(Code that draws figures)
━━━━━━
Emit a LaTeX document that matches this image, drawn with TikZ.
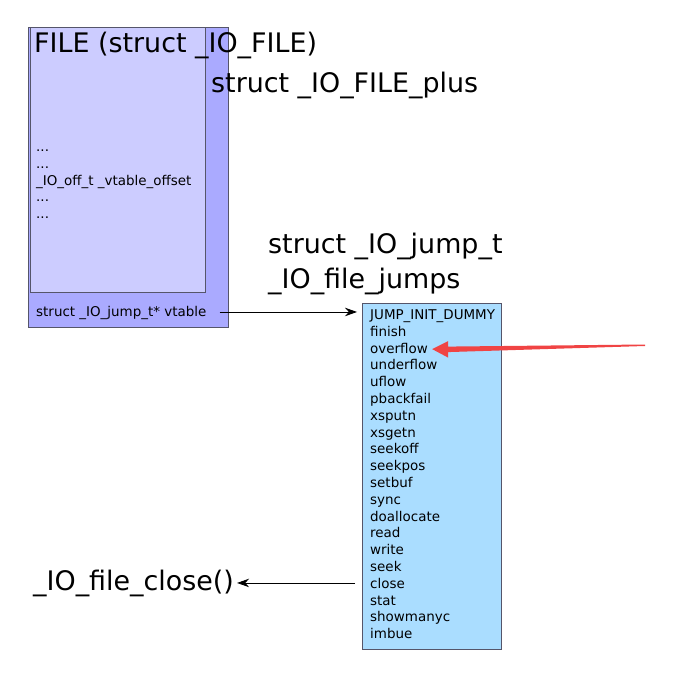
\documentclass[tikz,border=0pt]{standalone}
\usepackage{fontspec}
\setmainfont{DejaVu Sans}
\usetikzlibrary{arrows.meta,calc}

\definecolor{plusblue}{HTML}{AAAAFF}
\definecolor{fileblue}{HTML}{CCCCFF}
\definecolor{jumpblue}{HTML}{AADDFF}
\definecolor{boxline}{HTML}{55556A}
\definecolor{hot}{HTML}{F04444}

\begin{document}
\begin{tikzpicture}[x=1pt, y=-1pt,
    big/.style={inner sep=0, anchor=base west, font=\fontsize{26.9}{32}\selectfont},
    small/.style={inner xsep=2pt, inner ysep=0, anchor=base west, font=\fontsize{13.45}{16}\selectfont},
    box/.style={draw=boxline, line width=0.8pt, anchor=north west, inner sep=0},
    ptr/.style={-{Stealth[length=12pt,width=8.5pt]}, line width=0.8pt}]

        \useasboundingbox (0,0) rectangle (700,684);

        % boxes
        \node[box, fill=plusblue, minimum width=200pt, minimum height=300pt] (plus) at (28,27) {};
        \node[box, fill=fileblue, minimum width=175pt, minimum height=265pt] (file) at (30,27) {};
        \node[box, fill=jumpblue, minimum width=139pt, minimum height=346pt] (jumps) at (362,303) {};

        % titles
        \node[big] (filelbl) at (34,53) {FILE (struct \_IO\_FILE)};
        \node[big] (pluslbl) at (211,93) {struct \_IO\_FILE\_plus};
        \node[big] (jtype) at (268,254) {struct \_IO\_jump\_t};
        \node[big] (jname) at (268,288) {\_IO\_file\_jumps};
        \node[big] (fclose) at (33,590) {\_IO\_file\_close()};

        % fields of FILE
        \node[small] (f1) at (34,151.7) {...};
        \node[small] (f2) at (34,168.4) {...};
        \node[small] (f3) at (34,185.1) {\_IO\_off\_t \_vtable\_offset};
        \node[small] (f4) at (34,201.8) {...};
        \node[small] (f5) at (34,218.5) {...};
        \node[small] (vt) at (34,316) {struct \_IO\_jump\_t* vtable};

        % jump table entries
        \foreach \fn [count=\i] in {JUMP\_INIT\_DUMMY, finish, overflow, underflow, uflow,
            pbackfail, xsputn, xsgetn, seekoff, seekpos, setbuf, sync, doallocate,
            read, write, seek, close, stat, showmanyc, imbue}
            \node[small] (j\i) at (368,{319.5+16.8*(\i-1)}) {\fn};

        \draw[ptr] ($(vt.east)+(11,-0.5)$) -- ($(jumps.west |- vt.east)+(-5,-0.5)$);
        \draw[ptr] ($(jumps.west |- fclose.east)+(-7,0)$) -- ($(fclose.east)+(3,0)$);

        % red hint arrow
        \coordinate (hint) at (645,344.5);
        \fill[hot] (hint) -- ($(j3.east)+(18,-1.5)$) -- ($(j3.east)+(18,-7)$) -- ($(j3.east)+(2,1)$)
            -- ($(j3.east)+(18,9.5)$) -- ($(j3.east)+(18,4)$) -- ($(hint)+(0,1.5)$) -- cycle;
    \end{tikzpicture}
\end{document}
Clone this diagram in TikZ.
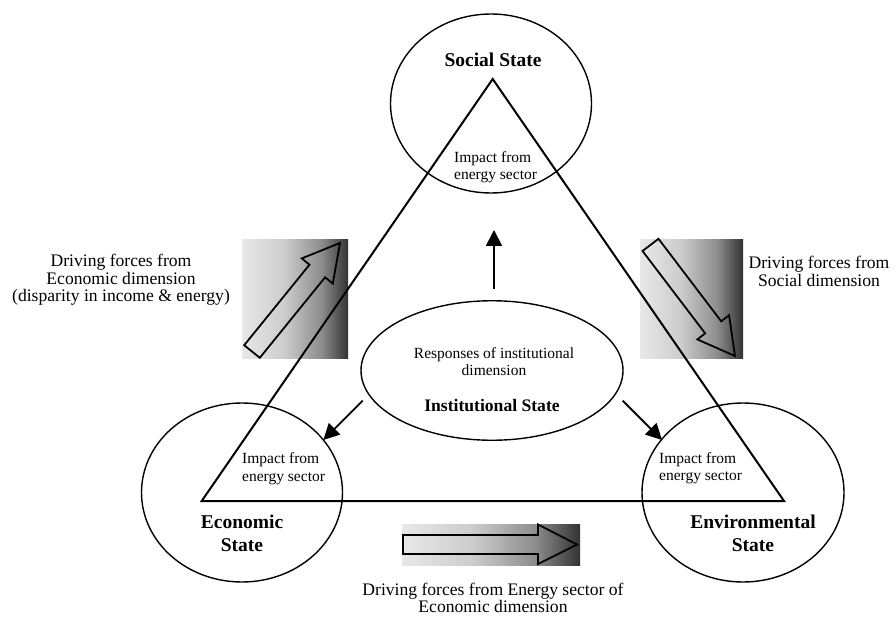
━━━━━━
• [Problem to solve]
List the lines that contain the word "this".

• [Exercise solution]
Emit a LaTeX document that matches this image, drawn with TikZ.
Clone this diagram in TikZ.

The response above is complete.